Sailor serves on U.S. carrier in Arabian Sea

Posted: Tuesday, November 13, 2001

A Juneau sailor is serving on the USS Carl Vinson, an aircraft carrier acting as a staging base for air assaults on Afghanistan.

Robert D. Rogers, 27, has been on the carrier since January 2000 and is assigned to the ship until October 2003.

"It scared me to death when I learned he was going to the area," said his mother, Lisa Parr, on Monday.

The Vinson "had gone to Thailand and was headed to Hong Kong when Sept. 11 happened," she said. "I didn't hear from him for several weeks. Then he called out of the blue. He had to stand in line two hours to get to the phone, and then he had only two or three minutes to talk.

"He was pretty nervous about going to the Middle East, but he was excited about getting into some action," Parr said. Sailors aboard the Vinson endure constant noise from planes taking off and landing, she added. "The sailors are spooked. They are tired, they are stressed. But he's a champ. He has his faith in God and says his prayers."

Rogers said in an e-mail to the Empire, "I feel we are doing our best against terrorism and accomplishing the things that need to be done to fight terrorism."

He does not feel in immediate danger, but requested the "prayers and support" of "all fellow citizens."

Rogers is an "aviation boatswain's mate fuels." His mother believes he fuels planes.
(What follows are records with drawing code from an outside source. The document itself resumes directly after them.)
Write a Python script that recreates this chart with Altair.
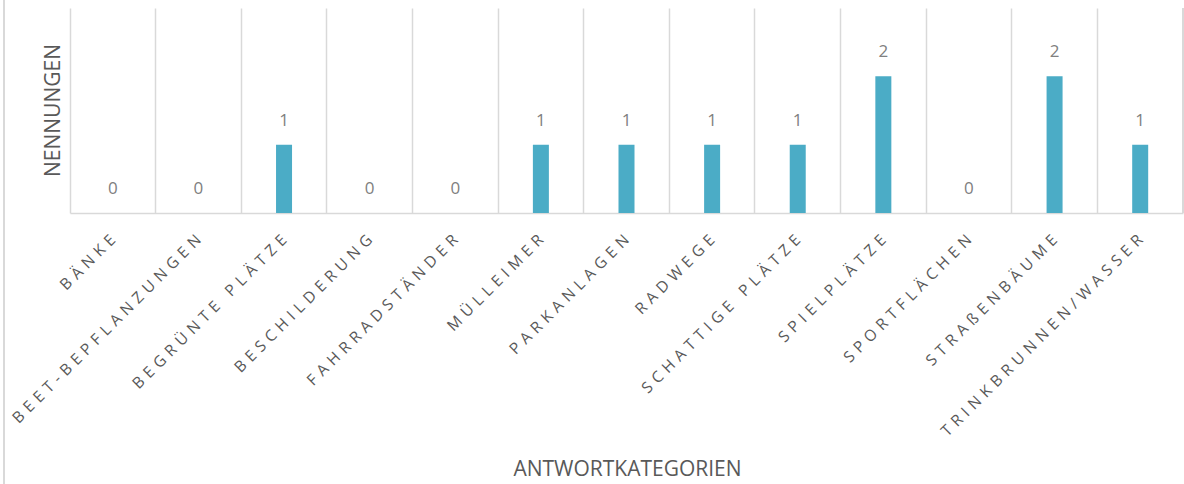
import altair as alt
import pandas as pd

# Antwortkategorien (Großschreibung) und Anzahl der Nennungen
kategorien = [
    "BÄNKE", "BEET-BEPFLANZUNGEN", "BEGRÜNTE PLÄTZE", "BESCHILDERUNG",
    "FAHRRADSTÄNDER", "MÜLLEIMER", "PARKANLAGEN", "RADWEGE",
    "SCHATTIGE PLÄTZE", "SPIELPLÄTZE", "SPORTFLÄCHEN", "STRAßENBÄUME",
    "TRINKBRUNNEN/WASSER",
]
nennungen = [0, 0, 1, 0, 0, 1, 1, 1, 1, 2, 0, 2, 1]

df = pd.DataFrame({"kategorie": kategorien, "nennungen": nennungen})

W, H = 1113, 205
GRID = "#d9d9d9"
FONT = "Open Sans"

# gesperrte Achsenbeschriftung
label_expr = "join(split(datum.label, ''), '\u2004')"

x = alt.X(
    "kategorie:N",
    sort=None,
    scale=alt.Scale(paddingInner=0, paddingOuter=0),
    axis=alt.Axis(
        title="ANTWORTKATEGORIEN",
        titleFont=FONT,
        titleFontSize=21,
        titleFontWeight="normal",
        titleColor="#595959",
        titleX=557,
        titleY=256,
        titleBaseline="middle",
        labelAngle=-45,
        labelAlign="right",
        labelBaseline="middle",
        labelPadding=24,
        labelFont=FONT,
        labelFontSize=15.6,
        labelColor="#595959",
        labelExpr=label_expr,
        labelOverlap=False,
        labelLimit=0,
        ticks=False,
        grid=True,
        gridColor=GRID,
        gridWidth=1.5,
        bandPosition=0,
        domainColor=GRID,
        domainWidth=1.5,
    ),
)

y = alt.Y(
    "nennungen:Q",
    scale=alt.Scale(domain=[0, 3], nice=False),
    axis=alt.Axis(
        title="NENNUNGEN",
        titleFont=FONT,
        titleFontSize=21,
        titleFontWeight="normal",
        titleColor="#595959",
        titleX=-17,
        titleY=102,
        titleAngle=270,
        titleBaseline="middle",
        titleAlign="center",
        labels=False,
        ticks=False,
        grid=False,
        domain=False,
    ),
)

base = alt.Chart(df)

bars = base.mark_bar(size=16, color="#4bacc6").encode(x=x, y=y)

werte = base.mark_text(
    dy=-24, baseline="middle", font=FONT, fontSize=17, color="#808080"
).encode(x=x, y=y, text="nennungen:Q")

# rechte Begrenzung der letzten Kategorie
rechts = alt.Chart(df).mark_rule(color=GRID, strokeWidth=1.5).encode(
    x=alt.value(W), y=alt.value(0), y2=alt.value(H)
)

# Rahmen des Diagrammbereichs links
rahmen = alt.Chart(df).mark_rule(color=GRID, strokeWidth=1.5).encode(
    x=alt.value(-66), y=alt.value(-8), y2=alt.value(H + 271)
)

chart = (
    alt.layer(bars, werte, rechts, rahmen)
    .properties(
        width=W,
        height=H,
        padding={"left": 70, "top": 8, "right": 1, "bottom": 271},
        autosize=alt.AutoSizeParams(type="none"),
        background="white",
    )
    .configure_view(stroke=None)
)

chart.save("out.html", embed_options={"renderer": "svg", "actions": False})
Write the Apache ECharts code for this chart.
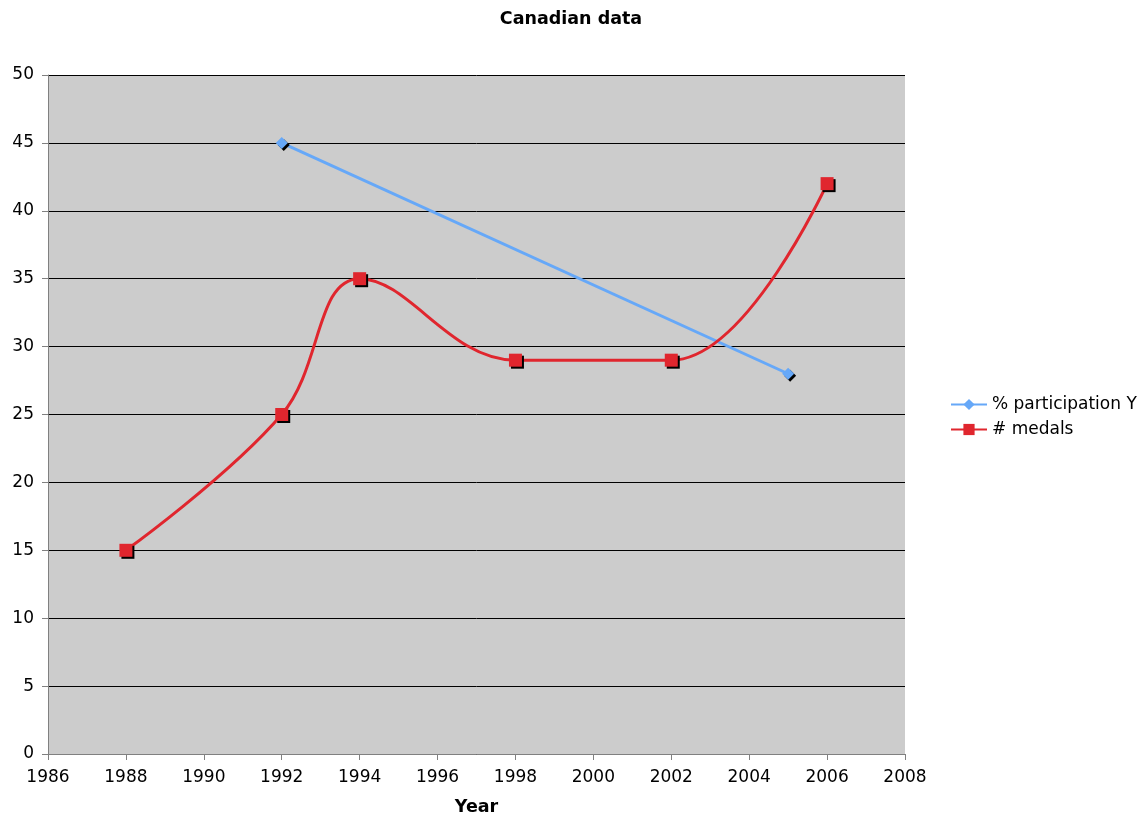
<!DOCTYPE html>
<html>
<head>
<meta charset="utf-8">
<style>
  html, body { margin: 0; padding: 0; background: #fff; }
  #chart { width: 1142px; height: 816px; }
</style>
<script src="https://cdn.jsdelivr.net/npm/echarts@6/dist/echarts.min.js"></script>
</head>
<body>
<div id="chart"></div>
<script>
  const participationYears = [1992, 2005];
  const participationValues = [45, 28];
  const medalYears = [1988, 1992, 1994, 1998, 2002, 2006];
  const medalValues = [15, 25, 35, 29, 29, 42];

  const chart = echarts.init(document.getElementById('chart'));
  const font = 'Verdana, "DejaVu Sans", sans-serif';

  const markerShadow = {
    shadowColor: '#000',
    shadowBlur: 0,
    shadowOffsetX: 2,
    shadowOffsetY: 2
  };

  chart.setOption({
    animation: false,
    title: {
      text: 'Canadian data',
      left: 'center',
      top: 5,
      textStyle: { fontFamily: font, fontSize: 17.5, fontWeight: 'bold', color: '#000' }
    },
    legend: {
      orient: 'vertical',
      left: 945,
      top: 391,
      itemWidth: 36,
      itemHeight: 14,
      itemGap: 8,
      textStyle: { fontFamily: font, fontSize: 17, color: '#000' },
      data: ['% participation Y', '# medals']
    },
    grid: {
      left: 48,
      right: 237,
      top: 75,
      bottom: 62,
      outerBoundsMode: 'none',
      containLabel: false,
      show: true,
      backgroundColor: '#cccccc',
      borderWidth: 0
    },
    xAxis: {
      type: 'value',
      min: 1986,
      max: 2008,
      interval: 2,
      name: 'Year',
      nameLocation: 'middle',
      nameGap: 44,
      nameTextStyle: { fontFamily: font, fontSize: 17.5, fontWeight: 'bold', color: '#000' },
      axisLine: { show: true, lineStyle: { color: '#808080', width: 1 } },
      axisTick: { show: true, length: 6, lineStyle: { color: '#808080' } },
      axisLabel: { fontFamily: font, fontSize: 17, color: '#000', margin: 15, formatter: v => String(v) },
      splitLine: { show: false }
    },
    yAxis: {
      type: 'value',
      min: 0,
      max: 50,
      interval: 5,
      axisLine: { show: true, lineStyle: { color: '#808080', width: 1 } },
      axisTick: { show: true, length: 6, lineStyle: { color: '#808080' } },
      axisLabel: { fontFamily: font, fontSize: 17, color: '#000', margin: 14 },
      splitLine: { show: true, lineStyle: { color: '#000', width: 1 } }
    },
    series: [
      {
        name: '% participation Y',
        type: 'line',
        data: participationYears.map((y, i) => [y, participationValues[i]]),
        symbol: 'diamond',
        symbolSize: 12,
        color: '#66a8f8',
        lineStyle: { color: '#66a8f8', width: 3 },
        itemStyle: Object.assign({ color: '#66a8f8' }, markerShadow)
      },
      {
        name: '# medals',
        type: 'line',
        smooth: 0.4,
        data: medalYears.map((y, i) => [y, medalValues[i]]),
        symbol: 'rect',
        symbolSize: 13,
        color: '#e0262e',
        lineStyle: { color: '#e0262e', width: 3 },
        itemStyle: Object.assign({ color: '#e0262e' }, markerShadow)
      }
    ]
  });
</script>
</body>
</html>
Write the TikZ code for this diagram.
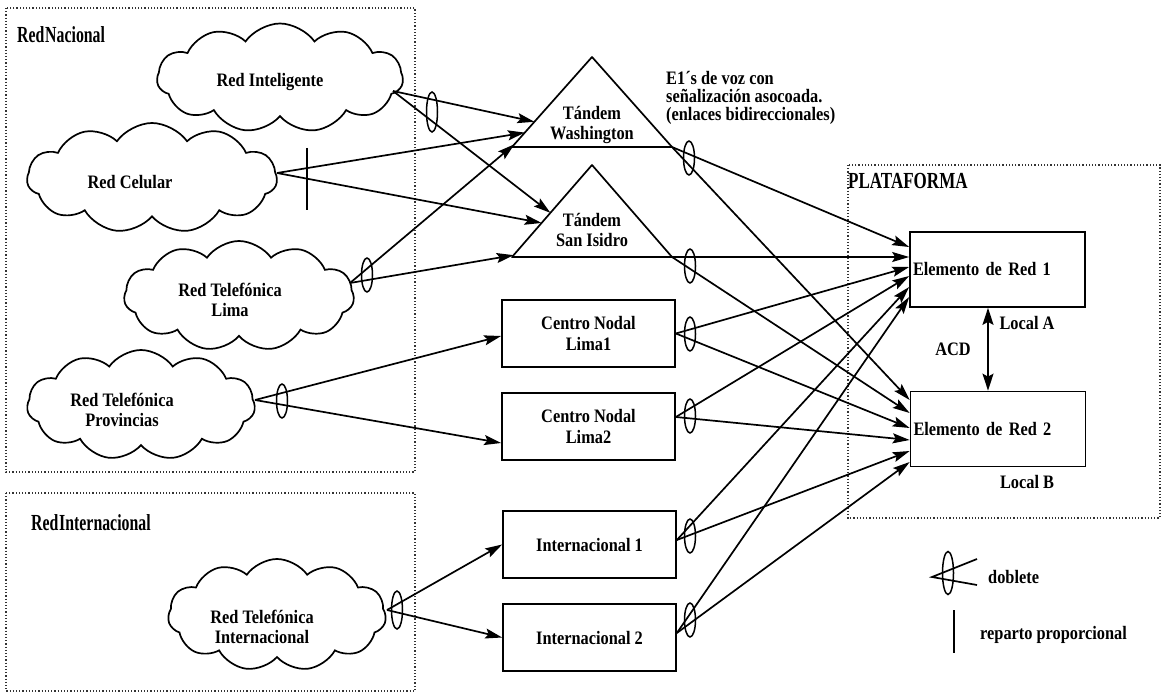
\documentclass[tikz,border=0pt]{standalone}
\usepackage{fontspec}
\setmainfont{Liberation Serif}[FakeStretch=0.86]
\usetikzlibrary{shapes.symbols,shapes.geometric,arrows.meta,calc}

\begin{document}
\begin{tikzpicture}[x=1pt,y=-1pt,
  txt/.style={font=\fontsize{19}{20.5}\selectfont\bfseries, align=center, inner sep=0pt},
  title/.style={font=\fontsize{23}{23}\selectfont\bfseries, anchor=west, inner sep=0pt},
  region/.style={draw=black!80, dotted, line width=1.2pt},
  cloudshape/.style={cloud, cloud puffs=11, cloud puff arc=110, cloud ignores aspect,
                     draw, line width=1.7pt, inner sep=0pt},
  outline/.style={line width=1.7pt, line join=round},
  box/.style={draw, line width=1.7pt, minimum width=173pt, minimum height=67pt,
              inner sep=0pt, align=center, font=\fontsize{19}{20.5}\selectfont\bfseries},
  elembox/.style={draw, line width=1.7pt, minimum width=175pt, minimum height=75pt,
                  text width=169pt, inner xsep=3pt, align=left,
                  font=\fontsize{19}{20.5}\selectfont\bfseries},
  dob/.style={draw, ellipse, line width=1.5pt, minimum width=11pt, minimum height=#1, inner sep=0pt},
  dob/.default=34pt,
  arr/.style={line width=1.7pt, -{Stealth[length=17pt,width=10pt,inset=3pt]}},
  dbl/.style={line width=1.7pt, {Stealth[length=17pt,width=11pt,inset=3pt]}-{Stealth[length=17pt,width=11pt,inset=3pt]}},
  plain/.style={line width=1.7pt}
]
\useasboundingbox (0,0) rectangle (1161,695);
\fill[white] (0,0) rectangle (1161,695);

% --- dotted regions and their titles ---
\draw[region] (6,8) rectangle (415,472);
\draw[region] (6,493) rectangle (415,691);
\draw[region] (848,165) rectangle (1160,518);
\node[title] (t-nac) at (17,35) {\scalebox{0.8}[1]{Red\hspace{1pt}Nacional}};
\node[title] (t-int) at (31,523) {\scalebox{0.8}[1]{Red\hspace{1pt}Internacional}};
\node[title] (t-pla) at (848,181) {\scalebox{0.86}[1]{PLATAFORMA}};

% --- networks (clouds) ---
\node[cloudshape, minimum width=246pt, minimum height=109pt] (intel) at (280,78) {};
\node[cloudshape, minimum width=250pt, minimum height=110pt] (celular) at (152,178) {};
\node[cloudshape, minimum width=230pt, minimum height=110pt] (lima) at (239,296) {};
\node[cloudshape, minimum width=228pt, minimum height=110pt] (prov) at (141,405) {};
\node[cloudshape, minimum width=218pt, minimum height=112pt] (intl) at (277,615) {};
\node[txt] (intel-t) at (270,82) {Red Inteligente};
\node[txt] (celular-t) at (130,182) {Red Celular};
\node[txt] (lima-t) at (230,300) {Red Telefónica\\Lima};
\node[txt] (prov-t) at (122,410) {Red Telefónica\\Provincias};
\node[txt] (intl-t) at (262,627) {Red Telefónica\\Internacional};

\coordinate (intel-o) at (393,91);
\coordinate (celular-o) at (277,173);
\coordinate (lima-o) at (350,283);
\coordinate (prov-o) at (255,400);
\coordinate (intl-o) at (387,610);

% --- tandem switches ---
\coordinate (wA) at (592,57);  \coordinate (wL) at (512,147); \coordinate (wR) at (672,147);
\coordinate (sA) at (592,165); \coordinate (sL) at (512,257); \coordinate (sR) at (672,257);
\draw[outline] (wA) -- (wL) -- (wR) -- cycle;
\draw[outline] (sA) -- (sL) -- (sR) -- cycle;
\node[txt] (wash-t) at (592,125) {Tándem\\Washington};
\node[txt] (si-t) at (592,230) {Tándem\\San Isidro};

% --- nodal and international centres ---
\node[box] (lima1) at (588.5,333.5) {Centro Nodal\\Lima1};
\node[box] (lima2) at (588.5,426.5) {Centro Nodal\\Lima2};
\node[box] (int1) at (589.5,544.5) {Internacional 1};
\node[box] (int2) at (589.5,637.5) {Internacional 2};

% --- platform elements ---
\node[elembox] (e1) at (997.5,269.5) {Elemento de Red 1};
\node[elembox] (e2) at (998,429) {Elemento de Red 2};

% --- links from the national and international networks ---
\draw[arr] (intel-o) -- ($(wA)!0.72!(wL)$);
\draw[arr] (intel-o) -- ($(sA)!0.52!(sL)$);
\draw[arr] (celular-o) -- ($(wA)!0.84!(wL)$);
\draw[arr] (celular-o) -- ($(sA)!0.63!(sL)$);
\draw[arr] (lima-o) -- ($(wA)!0.97!(wL)$);
\draw[arr] (lima-o) -- ($(sA)!0.98!(sL)$);
\draw[arr] (prov-o) -- ([yshift=-2.5pt]lima1.west);
\draw[arr] (prov-o) -- ([yshift=-16.5pt]lima2.west);
\draw[arr] (intl-o) -- (int1.west);
\draw[arr] (intl-o) -- (int2.west);

% --- links to the platform ---
\draw[arr] (wR) -- ([yshift=22.5pt]e1.west);
\draw[arr] (wR) -- ([yshift=29pt]e2.west);
\draw[arr] (sR) -- ([yshift=12.5pt]e1.west);
\draw[arr] (sR) -- ([yshift=16pt]e2.west);
\draw[arr] (lima1.east) -- ([yshift=2.5pt]e1.west);
\draw[arr] (lima1.east) -- ([yshift=1pt]e2.west);
\draw[arr] ([yshift=9.5pt]lima2.east) -- ([yshift=-6.5pt]e1.west);
\draw[arr] ([yshift=9.5pt]lima2.east) -- ([yshift=-11pt]e2.west);
\draw[arr] ([yshift=4.5pt]int1.east) -- ([yshift=-17.5pt]e1.west);
\draw[arr] ([yshift=4.5pt]int1.east) -- ([yshift=-22pt]e2.west);
\draw[arr] ([yshift=4.5pt]int2.east) -- ([yshift=-27.5pt]e1.west);
\draw[arr] ([yshift=4.5pt]int2.east) -- ([yshift=-33pt]e2.west);

% --- doublets and proportional split ---
\node[dob=40pt] (d-intel) at (432,112) {};
\node[dob] (d-lima) at (367,275) {};
\node[dob] (d-prov) at (282,401) {};
\node[dob=38pt] (d-intl) at (397,610) {};
\node[dob] (d-wash) at (689,158) {};
\node[dob] (d-si) at (690,266) {};
\node[dob] (d-l1) at (690,334) {};
\node[dob] (d-l2) at (690,416) {};
\node[dob] (d-i1) at (690,536) {};
\node[dob] (d-i2) at (690,620) {};
\draw[plain] (307,148) -- (307,210);

% --- E1 note ---
\node[txt, anchor=north west, align=left, font=\fontsize{19}{18}\selectfont\bfseries] (note) at (666,71)
  {E1´s de voz con\\señalización asocoada.\\(enlaces bidireccionales)};

% --- ACD between the two elements ---
\draw[dbl] ([xshift=-9.5pt]e1.south) -- ([xshift=-10pt]e2.north);
\node[txt] (acd) at (953,349) {ACD};
\node[txt] (loc-a) at (1027,323) {Local A};
\node[txt] (loc-b) at (1027,482) {Local B};

% --- legend ---
\node[dob=43pt] (d-leg) at (948,573) {};
\coordinate (leg-v) at (932,577);
\draw[plain] (977,559) -- (leg-v) -- (977,585);
\node[txt, anchor=west] (leg-dob) at (988,577) {doblete};
\draw[plain] (954,610) -- (954,653);
\node[txt, anchor=west] (leg-rep) at (980,635) {reparto proporcional};
\end{tikzpicture}
\end{document}
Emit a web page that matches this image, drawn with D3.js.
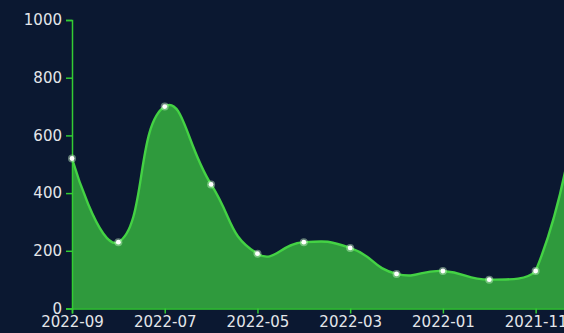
<!DOCTYPE html>
<html>
<head>
<meta charset="utf-8">
<script src="https://cdn.jsdelivr.net/npm/d3@7/dist/d3.min.js"></script>
<style>
  html, body { margin: 0; padding: 0; background: #0b1831; overflow: hidden; }
  svg { display: block; }
</style>
</head>
<body>
<div id="chart"></div>
<script>
// Monthly values, newest first
const months = ["2022-09", "2022-08", "2022-07", "2022-06", "2022-05", "2022-04",
                "2022-03", "2022-02", "2022-01", "2021-12", "2021-11", "2021-10"];
const values = [520, 230, 700, 430, 190, 230, 210, 120, 130, 100, 130, 880];
const yTicks = [0, 200, 400, 600, 800, 1000];

const width = 640, height = 333;
const margin = { left: 72, top: 20, bottom: 24.5 };
const plotRight = 582;

const svg = d3.select("#chart").append("svg")
  .attr("width", width).attr("height", height);

svg.append("rect").attr("width", width).attr("height", height).attr("fill", "#0b1831");

const x = d3.scalePoint().domain(months).range([margin.left, plotRight]);
const y = d3.scaleLinear().domain([0, 1000]).range([height - margin.bottom, margin.top]);

const data = months.map((m, i) => ({ m, v: values[i] }));
const pts = data.map(d => [x(d.m), y(d.v)]);

// Smoothed bezier path: control points follow the neighbour chord, split by
// segment length, and are kept inside the bounding box of the points.
function smoothPath(points, smooth) {
  const minX = d3.min(points, p => p[0]), maxX = d3.max(points, p => p[0]);
  const minY = d3.min(points, p => p[1]), maxY = d3.max(points, p => p[1]);
  const clamp = c => [Math.min(Math.max(c[0], minX), maxX), Math.min(Math.max(c[1], minY), maxY)];
  const path = d3.path();
  let cp0 = points[0].slice();
  path.moveTo(points[0][0], points[0][1]);
  for (let i = 1; i < points.length; i++) {
    const p = points[i], prev = points[i - 1], next = points[i + 1];
    let cp1, ratio = 0.5, v = [0, 0];
    if (!next) {
      cp1 = p.slice();
    } else {
      v = [next[0] - prev[0], next[1] - prev[1]];
      const lp = Math.hypot(p[0] - prev[0], p[1] - prev[1]);
      const ln = Math.hypot(p[0] - next[0], p[1] - next[1]);
      ratio = ln / (ln + lp);
      cp1 = [p[0] - v[0] * smooth * (1 - ratio), p[1] - v[1] * smooth * (1 - ratio)];
    }
    const a = clamp(cp0), b = clamp(cp1);
    path.bezierCurveTo(a[0], a[1], b[0], b[1], p[0], p[1]);
    cp0 = [p[0] + v[0] * smooth * ratio, p[1] + v[1] * smooth * ratio];
  }
  return path.toString();
}

const linePath = smoothPath(pts, 0.5);
const base = y(0);
const areaPath = linePath + `L${pts[pts.length - 1][0]},${base}L${pts[0][0]},${base}Z`;

svg.append("path").attr("d", areaPath).attr("fill", "#2f9a3d");
svg.append("path").attr("d", linePath)
  .attr("fill", "none").attr("stroke", "#44d244").attr("stroke-width", 2.4);

// Axes
const axisColor = "#33cc33";
const labelColor = "#e4e6ea";
const font = "DejaVu Sans, sans-serif";

const yAxis = svg.append("g")
  .attr("transform", `translate(${margin.left},0)`)
  .call(d3.axisLeft(y).tickValues(yTicks).tickFormat(d3.format("d")).tickSize(6).tickPadding(4));
const xAxis = svg.append("g")
  .attr("transform", `translate(0,${base})`)
  .call(d3.axisBottom(x).tickValues(months.filter((d, i) => i % 2 === 0)).tickSize(5).tickPadding(3));

[yAxis, xAxis].forEach(g => {
  g.select(".domain").attr("stroke", axisColor).attr("stroke-width", 1.5);
  g.selectAll(".tick line").attr("stroke", axisColor).attr("stroke-width", 1.5);
  g.selectAll(".tick text").attr("fill", labelColor)
    .style("font-family", font).style("font-size", "15px");
});

// Point markers with a soft halo
const marks = svg.append("g").selectAll("g").data(data).join("g")
  .attr("transform", d => `translate(${x(d.m)},${y(d.v)})`);
marks.append("circle").attr("r", 4).attr("fill", "#c8f5c8").attr("opacity", 0.45);
marks.append("circle").attr("r", 2.4).attr("fill", "#ffffff");
</script>
</body>
</html>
Shifts are generally 12 hours on, 12 hours off,

"sometimes longer depending on the work load," Rogers said in an e-mail to the Empire.

Parr, and Rogers' grandmother, Donalyn Callaway, watch TV news for hours at a time, hoping for an update.

"Whenever he talks to us, we ask him different questions, and he says, 'I'm not able to talk about those things. You will have to watch the news,' " Callaway said.

They believe they glimpsed him once so far in coverage of Operation Enduring Freedom, but grow anxious when the Vinson doesn't appear in press coverage for weeks at a time.

However, Callaway said she can understand that secrecy must be maintained about carrier movements, since she remembers the World War II slogan "Loose lips sink ships."

Every day at 6 p.m., Rogers' extended family gives him a thought or a prayer, Parr said. "So he knows he is getting some energy from up here, some backup."

His family in Juneau includes a fraternal twin, Chris, a younger brother, Tony, 23, Tony's two children, and a sister, Betty Jane, 18.

"Whenever we have get-togethers, we take massive pictures and let him know what's going on," Callaway said.

Parr describes her son as "a do-gooder, very kind, very helpful, very patriotic and he always wants to do the right thing. He wanted to be a police officer for a long time, but had a slight eye problem. He was in ROTC in high school in Mesquite, Texas, and then he tried to get into every branch of the service. When he moved to Juneau, he talked to a recruiter and got in."

Rogers, who is known as Dusty for his middle name, Dustin, wants to attend officers candidate school and make the Navy a career, Parr said. "He is also thinking about going into special services or into a combat engineering battalion."

Parr is in daily e-mail contact with her son.

"It reassures me and lets me know where his head is at," she said. "I try not to ask too many questions and write mostly about what's going on here, like the northern lights, so he can focus on something else (than the war against terrorism) during his break times. The Internet has been a godsend. It's like an umbilical cord."

Rogers attended boot camp in 1999 in Great Lakes, Ill., at the Naval Training Command. After boot camp, he went to Naval Tactical Training in Pensacola, Fla. He has been aboard the USS Carl Vinson since Jan. 15, 2000. The Carl Vinson, three football fields long, is homeported in Bremerton, Wash., and has about 6,000 sailors on board.

Launched in 1980, the Carl Vinson is part of the Pacific Fleet but, according to its Web site, often operates in Middle Eastern waters.